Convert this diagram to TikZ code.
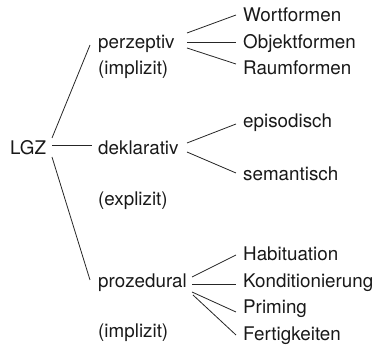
\documentclass[tikz,border=0pt]{standalone}
\usepackage{fontspec}
\setmainfont{TeX Gyre Heros}
\begin{document}
\begin{tikzpicture}[x=1pt,y=-1pt,
  lbl/.style={anchor=base west,inner sep=0pt,font=\fontsize{18.8}{22}\selectfont,text=black!90},
  conn/.style={line width=0.8pt,black!85}]
\useasboundingbox (0,0) rectangle (376,345);
% nodes
\node[lbl] (lgz) at (10,154.3) {LGZ};
\node[lbl] (perz) at (98,48.5) {perzeptiv};
\node[lbl] (impl1) at (98,75) {(implizit)};
\node[lbl] (dekl) at (98,154.3) {deklarativ};
\node[lbl] (expl) at (98,205.5) {(explizit)};
\node[lbl] (proz) at (98,287.7) {prozedural};
\node[lbl] (impl2) at (98,338) {(implizit)};
\node[lbl] (wort) at (243,21.7) {Wortformen};
\node[lbl] (obj) at (243,48.3) {Objektformen};
\node[lbl] (raum) at (243,75) {Raumformen};
\node[lbl] (epi) at (243,127.3) {episodisch};
\node[lbl] (sem) at (243,181) {semantisch};
\node[lbl] (hab) at (243,261) {Habituation};
\node[lbl] (kond) at (243,287.7) {Konditionierung};
\node[lbl] (prim) at (243,314) {Priming};
\node[lbl] (fert) at (243,340.7) {Fertigkeiten};
% connector end points
\coordinate (lgzU) at (52,138);
\coordinate (lgzM) at (52,145);
\coordinate (lgzD) at (52,157);
\coordinate (perzIn) at (90,45);
\coordinate (deklIn) at (92,145);
\coordinate (prozIn) at (90,280);
\coordinate (perzA) at (187,33);
\coordinate (perzB) at (187,42);
\coordinate (perzC) at (187,48);
\coordinate (wortIn) at (236,15);
\coordinate (objIn) at (236,42);
\coordinate (raumIn) at (236,64);
\coordinate (deklA) at (187,143);
\coordinate (deklB) at (187,152);
\coordinate (epiIn) at (236,124);
\coordinate (semIn) at (236,173);
\coordinate (prozA) at (192,277);
\coordinate (prozB) at (192,284);
\coordinate (prozC) at (192,292);
\coordinate (prozD) at (193,295);
\coordinate (habIn) at (236,255);
\coordinate (kondIn) at (236,284);
\coordinate (primIn) at (236,312);
\coordinate (fertIn) at (236,335);
% connectors
\draw[conn] (lgzU) -- (perzIn);
\draw[conn] (lgzM) -- (deklIn);
\draw[conn] (lgzD) -- (prozIn);
\draw[conn] (perzA) -- (wortIn);
\draw[conn] (perzB) -- (objIn);
\draw[conn] (perzC) -- (raumIn);
\draw[conn] (deklA) -- (epiIn);
\draw[conn] (deklB) -- (semIn);
\draw[conn] (prozA) -- (habIn);
\draw[conn] (prozB) -- (kondIn);
\draw[conn] (prozC) -- (primIn);
\draw[conn] (prozD) -- (fertIn);
\end{tikzpicture}
\end{document}
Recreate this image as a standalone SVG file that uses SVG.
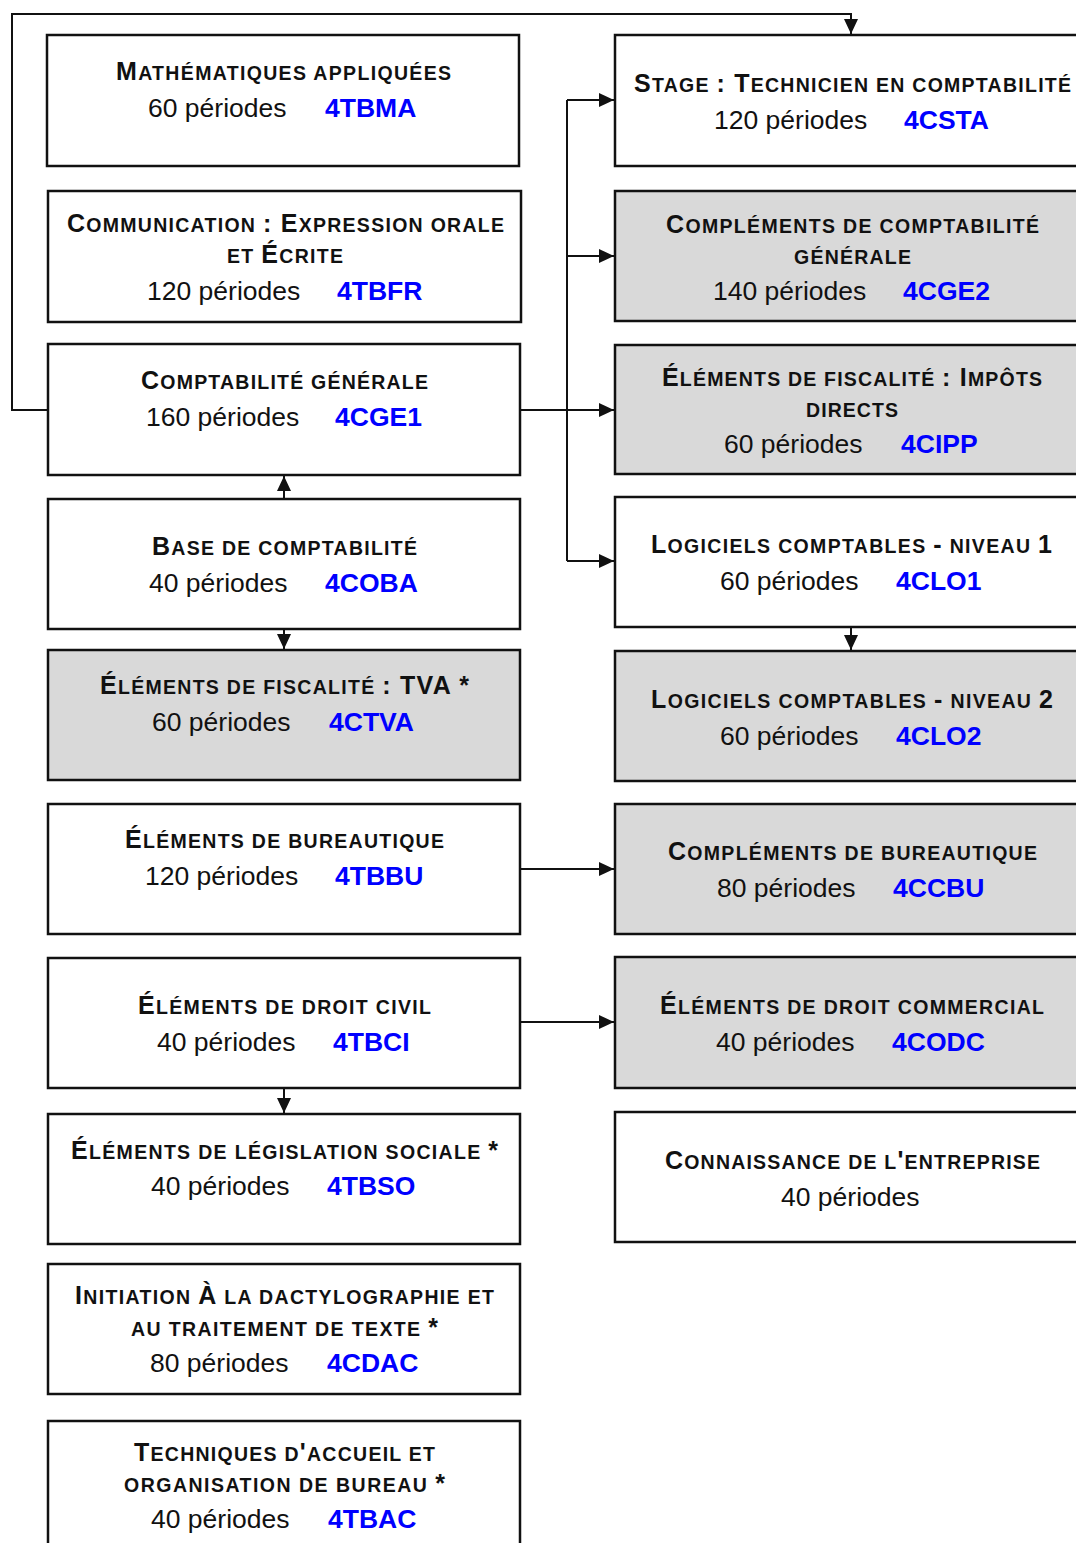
<svg xmlns="http://www.w3.org/2000/svg" width="1076" height="1543" viewBox="0 0 1076 1543">
<style>
.box{stroke:#111;stroke-width:2.5;fill:#fff}
.g{fill:#d9d9d9}
.t{font-family:"Liberation Sans",Arial,sans-serif;font-weight:bold;font-size:19.5px;fill:#111}
.k{font-size:25px}
.p{font-family:"Liberation Sans",Arial,sans-serif;font-size:26.5px;fill:#111}
.c{font-family:"Liberation Sans",Arial,sans-serif;font-weight:bold;font-size:26.5px;fill:#0000ff}
.ln{fill:none;stroke:#111;stroke-width:2}
</style>
<defs>
<marker id="ah" markerUnits="userSpaceOnUse" markerWidth="16" markerHeight="14" refX="15" refY="7" orient="auto">
<path d="M0,0 L15,7 L0,14 z" fill="#111"/>
</marker>
</defs>
<rect width="1076" height="1543" fill="#fff"/>

<g id="connectors">
<path class="ln" d="M48,410 H12 V14 H851 V34" marker-end="url(#ah)"/>
<path class="ln" d="M520,410 H614" marker-end="url(#ah)"/>
<path class="ln" d="M567,100 V561"/>
<path class="ln" d="M567,100 H614" marker-end="url(#ah)"/>
<path class="ln" d="M567,256 H614" marker-end="url(#ah)"/>
<path class="ln" d="M567,561 H614" marker-end="url(#ah)"/>
<path class="ln" d="M284,499 V476" marker-end="url(#ah)"/>
<path class="ln" d="M284,629 V649" marker-end="url(#ah)"/>
<path class="ln" d="M851,627 V650" marker-end="url(#ah)"/>
<path class="ln" d="M520,869 H614" marker-end="url(#ah)"/>
<path class="ln" d="M520,1022 H614" marker-end="url(#ah)"/>
<path class="ln" d="M284,1088 V1113" marker-end="url(#ah)"/>
</g>

<g id="n4TBMA">
<rect class="box" x="47" y="35" width="472" height="131"/>
<text class="t" x="116" y="80" textLength="335"><tspan class="k">M</tspan>ATHÉMATIQUES APPLIQUÉES</text>
<text y="117"><tspan class="p" x="148">60 périodes</tspan><tspan class="c" x="325">4TBMA</tspan></text>
</g>

<g id="n4TBFR">
<rect class="box" x="48" y="191" width="473" height="131"/>
<text class="t" x="67" y="232" textLength="437"><tspan class="k">C</tspan>OMMUNICATION <tspan class="k">: E</tspan>XPRESSION ORALE</text>
<text class="t" x="227" y="263" textLength="116">ET <tspan class="k">É</tspan>CRITE</text>
<text y="300"><tspan class="p" x="147">120 périodes</tspan><tspan class="c" x="337">4TBFR</tspan></text>
</g>

<g id="n4CGE1">
<rect class="box" x="48" y="344" width="472" height="131"/>
<text class="t" x="141" y="389" textLength="287"><tspan class="k">C</tspan>OMPTABILITÉ GÉNÉRALE</text>
<text y="426"><tspan class="p" x="146">160 périodes</tspan><tspan class="c" x="335">4CGE1</tspan></text>
</g>

<g id="n4COBA">
<rect class="box" x="48" y="499" width="472" height="130"/>
<text class="t" x="152" y="555" textLength="265"><tspan class="k">B</tspan>ASE DE COMPTABILITÉ</text>
<text y="592"><tspan class="p" x="149">40 périodes</tspan><tspan class="c" x="325">4COBA</tspan></text>
</g>

<g id="n4CTVA">
<rect class="box g" x="48" y="650" width="472" height="130"/>
<text class="t" x="100" y="694" textLength="369"><tspan class="k">É</tspan>LÉMENTS DE FISCALITÉ <tspan class="k">: TVA *</tspan></text>
<text y="731"><tspan class="p" x="152">60 périodes</tspan><tspan class="c" x="329">4CTVA</tspan></text>
</g>

<g id="n4TBBU">
<rect class="box" x="48" y="804" width="472" height="130"/>
<text class="t" x="125" y="848" textLength="319"><tspan class="k">É</tspan>LÉMENTS DE BUREAUTIQUE</text>
<text y="885"><tspan class="p" x="145">120 périodes</tspan><tspan class="c" x="335">4TBBU</tspan></text>
</g>

<g id="n4TBCI">
<rect class="box" x="48" y="958" width="472" height="130"/>
<text class="t" x="138" y="1014" textLength="293"><tspan class="k">É</tspan>LÉMENTS DE DROIT CIVIL</text>
<text y="1051"><tspan class="p" x="157">40 périodes</tspan><tspan class="c" x="333">4TBCI</tspan></text>
</g>

<g id="n4TBSO">
<rect class="box" x="48" y="1114" width="472" height="130"/>
<text class="t" x="71" y="1159" textLength="427"><tspan class="k">É</tspan>LÉMENTS DE LÉGISLATION SOCIALE <tspan class="k">*</tspan></text>
<text y="1195"><tspan class="p" x="151">40 périodes</tspan><tspan class="c" x="327">4TBSO</tspan></text>
</g>

<g id="n4CDAC">
<rect class="box" x="48" y="1264" width="472" height="130"/>
<text class="t" x="75" y="1304" textLength="419"><tspan class="k">I</tspan>NITIATION <tspan class="k">À</tspan> LA DACTYLOGRAPHIE ET</text>
<text class="t" x="131" y="1336" textLength="307">AU TRAITEMENT DE TEXTE <tspan class="k">*</tspan></text>
<text y="1372"><tspan class="p" x="150">80 périodes</tspan><tspan class="c" x="327">4CDAC</tspan></text>
</g>

<g id="n4TBAC">
<rect class="box" x="48" y="1421" width="472" height="140"/>
<text class="t" x="134" y="1461" textLength="301"><tspan class="k">T</tspan>ECHNIQUES D<tspan class="k">'</tspan>ACCUEIL ET</text>
<text class="t" x="124" y="1492" textLength="321">ORGANISATION DE BUREAU <tspan class="k">*</tspan></text>
<text y="1528"><tspan class="p" x="151">40 périodes</tspan><tspan class="c" x="328">4TBAC</tspan></text>
</g>

<g id="n4CSTA">
<rect class="box" x="615" y="35" width="480" height="131"/>
<text class="t" x="634" y="92" textLength="437"><tspan class="k">S</tspan>TAGE <tspan class="k">: T</tspan>ECHNICIEN EN COMPTABILITÉ</text>
<text y="129"><tspan class="p" x="714">120 périodes</tspan><tspan class="c" x="904">4CSTA</tspan></text>
</g>

<g id="n4CGE2">
<rect class="box g" x="615" y="191" width="480" height="130"/>
<text class="t" x="666" y="233" textLength="373"><tspan class="k">C</tspan>OMPLÉMENTS DE COMPTABILITÉ</text>
<text class="t" x="794" y="264" textLength="117">GÉNÉRALE</text>
<text y="300"><tspan class="p" x="713">140 périodes</tspan><tspan class="c" x="903">4CGE2</tspan></text>
</g>

<g id="n4CIPP">
<rect class="box g" x="615" y="345" width="480" height="129"/>
<text class="t" x="662" y="386" textLength="380"><tspan class="k">É</tspan>LÉMENTS DE FISCALITÉ <tspan class="k">: I</tspan>MPÔTS</text>
<text class="t" x="806" y="417" textLength="92">DIRECTS</text>
<text y="453"><tspan class="p" x="724">60 périodes</tspan><tspan class="c" x="901">4CIPP</tspan></text>
</g>

<g id="n4CLO1">
<rect class="box" x="615" y="497" width="480" height="130"/>
<text class="t" x="651" y="553" textLength="401"><tspan class="k">L</tspan>OGICIELS COMPTABLES <tspan class="k">-</tspan> NIVEAU <tspan class="k">1</tspan></text>
<text y="590"><tspan class="p" x="720">60 périodes</tspan><tspan class="c" x="896">4CLO1</tspan></text>
</g>

<g id="n4CLO2">
<rect class="box g" x="615" y="651" width="480" height="130"/>
<text class="t" x="651" y="708" textLength="402"><tspan class="k">L</tspan>OGICIELS COMPTABLES <tspan class="k">-</tspan> NIVEAU <tspan class="k">2</tspan></text>
<text y="745"><tspan class="p" x="720">60 périodes</tspan><tspan class="c" x="896">4CLO2</tspan></text>
</g>

<g id="n4CCBU">
<rect class="box g" x="615" y="804" width="480" height="130"/>
<text class="t" x="668" y="860" textLength="369"><tspan class="k">C</tspan>OMPLÉMENTS DE BUREAUTIQUE</text>
<text y="897"><tspan class="p" x="717">80 périodes</tspan><tspan class="c" x="893">4CCBU</tspan></text>
</g>

<g id="n4CODC">
<rect class="box g" x="615" y="957" width="480" height="131"/>
<text class="t" x="660" y="1014" textLength="384"><tspan class="k">É</tspan>LÉMENTS DE DROIT COMMERCIAL</text>
<text y="1051"><tspan class="p" x="716">40 périodes</tspan><tspan class="c" x="892">4CODC</tspan></text>
</g>

<g id="nConnaissance">
<rect class="box" x="615" y="1112" width="480" height="130"/>
<text class="t" x="665" y="1169" textLength="375"><tspan class="k">C</tspan>ONNAISSANCE DE L<tspan class="k">'</tspan>ENTREPRISE</text>
<text class="p" x="781" y="1206">40 périodes</text>
</g>
</svg>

======

■ Task description: Report all lines of the data that include the word "this".

■ Response:
Convert this diagram to TikZ code.
Recreate this image as a standalone SVG file that uses SVG.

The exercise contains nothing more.